+++ Task input

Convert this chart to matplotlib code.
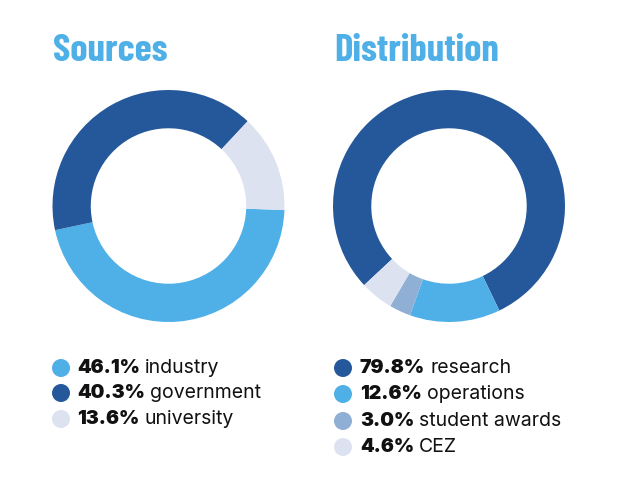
import matplotlib
matplotlib.use("Agg")
import matplotlib.pyplot as plt
import matplotlib.patches as mpatches

# Data
src_labels = ["industry", "government", "university"]
src_values = [46.1, 40.3, 13.6]
dist_labels = ["research", "operations", "student awards", "CEZ"]
dist_values = [79.8, 12.6, 3.0, 4.6]
titles = ["Sources", "Distribution"]

DARK = "#25589a"
LIGHT = "#4fb0e8"
PALE = "#dce2f0"
MID = "#8fb0d4"
src_colors = [LIGHT, DARK, PALE]
dist_colors = [DARK, LIGHT, MID, PALE]

W, H = 639, 501
fig = plt.figure(figsize=(W / 100, H / 100), dpi=100)
fig.patch.set_facecolor("white")

title_font = ["Barlow Condensed", "Roboto Condensed", "DejaVu Sans"]
legend_font = ["Inter", "DejaVu Sans"]


def donut(cx, cy, r, values, colors, start):
    ax = fig.add_axes([(cx - r) / W, (H - cy - r) / H, 2 * r / W, 2 * r / H])
    ax.pie(values, colors=colors, startangle=start, counterclock=False,
           radius=1.0, wedgeprops=dict(width=0.33, edgecolor="none", linewidth=0))
    ax.set_xlim(-1, 1)
    ax.set_ylim(-1, 1)
    ax.set_aspect("equal")
    ax.axis("off")


donut(168.5, 206, 116, src_values, src_colors, -2)
donut(449, 206, 116, dist_values, dist_colors, 223)

# Titles
fig.text(53 / W, 1 - 61 / H, titles[0], fontsize=28, fontweight="bold",
         color=LIGHT, family=title_font, ha="left", va="baseline")
fig.text(334 / W, 1 - 61 / H, titles[1], fontsize=28, fontweight="bold",
         color=LIGHT, family=title_font, ha="left", va="baseline")

renderer = fig.canvas.get_renderer()


def legend(x_dot, x_text, ys, values, labels, colors):
    for y, v, lab, c in zip(ys, values, labels, colors):
        fig.patches.append(mpatches.Ellipse(
            (x_dot / W, 1 - y / H), 18 / W, 18 / H, transform=fig.transFigure,
            facecolor=c, edgecolor="none"))
        t = fig.text(x_text / W, 1 - y / H, f"{v:.1f}%", fontsize=14,
                     fontweight="black", family=legend_font, color="#111111",
                     ha="left", va="center")
        bb = t.get_window_extent(renderer=renderer)
        fig.text((bb.x1 + 5) / W, 1 - y / H, lab, fontsize=14,
                 family=legend_font, color="#111111", ha="left", va="center")


legend(61, 77, [368, 393, 419], src_values, src_labels, src_colors)
legend(343, 360, [368, 394, 421, 447], dist_values, dist_labels, dist_colors)

fig.savefig("out.png", dpi=100, facecolor="white")
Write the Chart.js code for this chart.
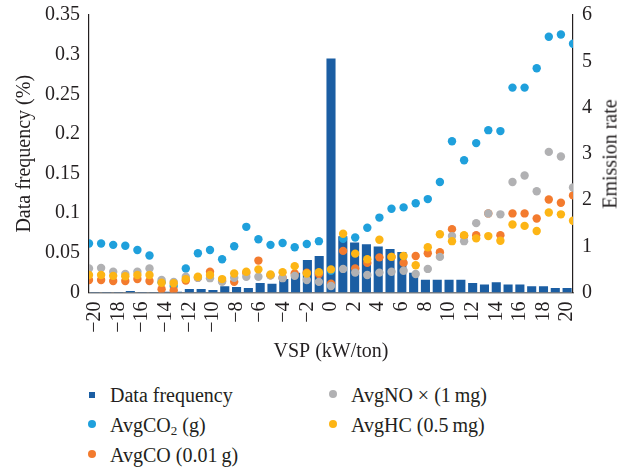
<!DOCTYPE html>
<html>
<head>
<meta charset="utf-8">
<script src="https://cdn.jsdelivr.net/npm/chart.js@4/dist/chart.umd.min.js"></script>
<style>
    html, body { margin: 0; padding: 0; background: #fff; }
    #wrap { position: relative; width: 618px; height: 470px; font-family: "Liberation Serif", serif; color: #231f20; }
    #cv { position: absolute; left: 0; top: 0; }
    .rtitle { position: absolute; left: 610px; top: 154px; font-size: 20px; white-space: nowrap;
              transform: translate(-50%, -50%) rotate(-90deg); }
    .lg { position: absolute; font-size: 20px; line-height: 20px; white-space: nowrap; }
    .lg i { position: absolute; display: block; }
    .lg sub { font-size: 13px; vertical-align: -3px; line-height: 0; }
</style>
</head>
<body>
<div id="wrap">
    <canvas id="cv" width="618" height="370"></canvas>
    <div class="rtitle">Emission rate</div>

    <div class="lg" style="left:110px; top:385px;"><i style="left:-21px; top:7px; width:6px; height:6px; background:#1b5ea3;"></i>Data frequency</div>
    <div class="lg" style="left:110px; top:415px;"><i style="left:-22px; top:5px; width:8px; height:8px; border-radius:50%; background:#1fa0dc;"></i>AvgCO<sub>2</sub> (g)</div>
    <div class="lg" style="left:110px; top:445px;"><i style="left:-22px; top:5px; width:8px; height:8px; border-radius:50%; background:#f37b2e;"></i>AvgCO (0.01&thinsp;g)</div>
    <div class="lg" style="left:351px; top:385px;"><i style="left:-22px; top:5px; width:8px; height:8px; border-radius:50%; background:#b1b1b3;"></i>AvgNO × (1&thinsp;mg)</div>
    <div class="lg" style="left:351px; top:415px;"><i style="left:-22px; top:5px; width:8px; height:8px; border-radius:50%; background:#fdb515;"></i>AvgHC (0.5&thinsp;mg)</div>
</div>

<script>
// VSP bins (kW/ton)
const vsp = [-20, -19, -18, -17, -16, -15, -14, -13, -12, -11, -10, -9, -8, -7, -6, -5, -4, -3, -2, -1,
    0, 1, 2, 3, 4, 5, 6, 7, 8, 9, 10, 11, 12, 13, 14, 15, 16, 17, 18, 19, 20];

// Data frequency (left axis)
const freq = [0.0005, 0.0005, 0.0005, 0.002, 0.0005, 0.0005, 0.001, 0.001, 0.0045, 0.0045,
    0.003, 0.008, 0.007, 0.0057, 0.012, 0.011, 0.017, 0.025, 0.041, 0.046,
    0.295, 0.071, 0.063, 0.061, 0.058, 0.055, 0.051, 0.025, 0.016, 0.016,
    0.016, 0.016, 0.012, 0.010, 0.013, 0.010, 0.010, 0.008, 0.008, 0.0057, 0.0057];

// Emission rates (right axis)
const co2 = [1.06, 1.06, 1.03, 1.01, 0.92, 0.80, 0.22, 0.14, 0.52, 0.85,
    0.92, 0.72, 1.00, 1.42, 1.15, 1.03, 1.07, 0.98, 1.05, 1.11,
    0.47, 1.16, 1.19, 1.40, 1.62, 1.81, 1.84, 1.93, 2.02, 2.39,
    3.27, 2.86, 3.23, 3.51, 3.49, 4.43, 4.43, 4.85, 5.53, 5.58, 5.38];
const co = [0.27, 0.27, 0.25, 0.25, 0.29, 0.25, 0.07, 0.05, 0.26, 0.32,
    0.45, 0.25, 0.23, 0.42, 0.69, 0.37, 0.32, 0.41, 0.43, 0.40,
    0.19, 0.90, 0.52, 0.64, 0.76, 0.77, 0.64, 0.79, 0.85, 0.87,
    1.37, 1.22, 1.24, 1.71, 1.24, 1.71, 1.71, 1.60, 2.01, 1.94, 2.10];
const no = [0.52, 0.53, 0.45, 0.40, 0.45, 0.52, 0.27, 0.23, 0.34, 0.32,
    0.31, 0.23, 0.32, 0.34, 0.34, 0.37, 0.31, 0.36, 0.27, 0.23,
    0.14, 0.51, 0.43, 0.38, 0.43, 0.45, 0.47, 0.40, 0.51, 0.77,
    1.22, 1.11, 1.50, 1.71, 1.69, 2.39, 2.53, 2.19, 3.04, 2.94, 2.27];
const hc = [0.38, 0.38, 0.36, 0.35, 0.38, 0.38, 0.21, 0.20, 0.29, 0.34,
    0.38, 0.29, 0.41, 0.45, 0.50, 0.39, 0.44, 0.57, 0.41, 0.44,
    0.50, 1.27, 0.84, 0.72, 1.14, 0.77, 0.79, 0.59, 0.98, 1.26,
    1.11, 1.24, 1.17, 1.22, 1.12, 1.47, 1.44, 1.33, 1.73, 1.69, 1.55];

const FONT = 'Liberation Serif';
const INK = '#231f20';

const pts = arr => vsp.map((v, i) => ({ x: v, y: arr[i] }));
const label = v => (v < 0 ? '\u2212' + (-v) : String(v));

function dots(name, arr, color, order) {
    return {
        type: 'scatter', label: name, data: pts(arr), order,
        xAxisID: 'x2', yAxisID: 'y2',
        backgroundColor: color, borderWidth: 0,
        pointRadius: 4.2, pointHoverRadius: 4.2
    };
}

// keep the plot box fixed: no extra room for half tick labels
function fixY(width) {
    return s => { s.width = width; s.paddingTop = 0; s.paddingBottom = 0; };
}

new Chart(document.getElementById('cv'), {
    type: 'bar',
    data: {
        labels: vsp.map(label),
        datasets: [
            {
                label: 'Data frequency', data: freq, order: 4,
                xAxisID: 'x', yAxisID: 'y', grouped: false,
                backgroundColor: '#1b5ea3',
                categoryPercentage: 1, barPercentage: 0.77
            },
            dots('AvgCO2 (g)', co2, '#1fa0dc', 3),
            dots('AvgCO (0.01 g)', co, '#f37b2e', 2),
            dots('AvgNO × (1 mg)', no, '#b1b1b3', 1),
            dots('AvgHC (0.5 mg)', hc, '#fdb515', 0)
        ]
    },
    options: {
        responsive: false,
        animation: false,
        layout: { padding: { top: 15, right: 0, bottom: 0, left: 0 } },
        plugins: { legend: { display: false }, tooltip: { enabled: false } },
        scales: {
            x: {
                type: 'category', offset: true,
                grid: { display: false, drawTicks: false },
                border: { display: true, color: '#7f7f7f', width: 1.5 },
                ticks: {
                    autoSkip: false, minRotation: 90, maxRotation: 90, padding: 9,
                    color: INK, font: { family: FONT, size: 20 },
                    callback: (v, i) => (i % 2 === 0 ? label(vsp[i]) : '')
                },
                title: { display: true, text: 'VSP (kW/ton)', color: INK, font: { family: FONT, size: 20 }, padding: { top: 0, bottom: 6 } },
                afterFit: s => { s.height = 77.5; s.paddingLeft = 0; s.paddingRight = 0; }
            },
            x2: { type: 'linear', min: -20, max: 20, display: false, offset: false },
            y: {
                position: 'left', min: 0, max: 0.35,
                grid: { display: false, drawTicks: false },
                border: { display: true, color: '#231f20', width: 1.2 },
                ticks: {
                    stepSize: 0.05, padding: 9, color: INK, font: { family: FONT, size: 20 },
                    callback: v => String(+v.toFixed(2))
                },
                title: { display: true, text: 'Data frequency (%)', color: INK, font: { family: FONT, size: 20 }, padding: { top: 13, bottom: 0 } },
                afterFit: fixY(89)
            },
            y2: {
                position: 'right', min: 0, max: 6,
                grid: { display: false, drawTicks: false },
                border: { display: true, color: '#231f20', width: 1.2 },
                ticks: { stepSize: 1, padding: 9, color: INK, font: { family: FONT, size: 20 } },
                afterFit: fixY(45)
            }
        }
    }
});
</script>
</body>
</html>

++++++

Reproduce exactly the run of lines that opens the listing and closes with the line holding "donut(449, 206, 116, dist_values, dist_colors, 223)". Pictures are excluded.

:: Exercise answer ::
Convert this chart to matplotlib code.
import matplotlib
matplotlib.use("Agg")
import matplotlib.pyplot as plt
import matplotlib.patches as mpatches

# Data
src_labels = ["industry", "government", "university"]
src_values = [46.1, 40.3, 13.6]
dist_labels = ["research", "operations", "student awards", "CEZ"]
dist_values = [79.8, 12.6, 3.0, 4.6]
titles = ["Sources", "Distribution"]

DARK = "#25589a"
LIGHT = "#4fb0e8"
PALE = "#dce2f0"
MID = "#8fb0d4"
src_colors = [LIGHT, DARK, PALE]
dist_colors = [DARK, LIGHT, MID, PALE]

W, H = 639, 501
fig = plt.figure(figsize=(W / 100, H / 100), dpi=100)
fig.patch.set_facecolor("white")

title_font = ["Barlow Condensed", "Roboto Condensed", "DejaVu Sans"]
legend_font = ["Inter", "DejaVu Sans"]


def donut(cx, cy, r, values, colors, start):
    ax = fig.add_axes([(cx - r) / W, (H - cy - r) / H, 2 * r / W, 2 * r / H])
    ax.pie(values, colors=colors, startangle=start, counterclock=False,
           radius=1.0, wedgeprops=dict(width=0.33, edgecolor="none", linewidth=0))
    ax.set_xlim(-1, 1)
    ax.set_ylim(-1, 1)
    ax.set_aspect("equal")
    ax.axis("off")


donut(168.5, 206, 116, src_values, src_colors, -2)
donut(449, 206, 116, dist_values, dist_colors, 223)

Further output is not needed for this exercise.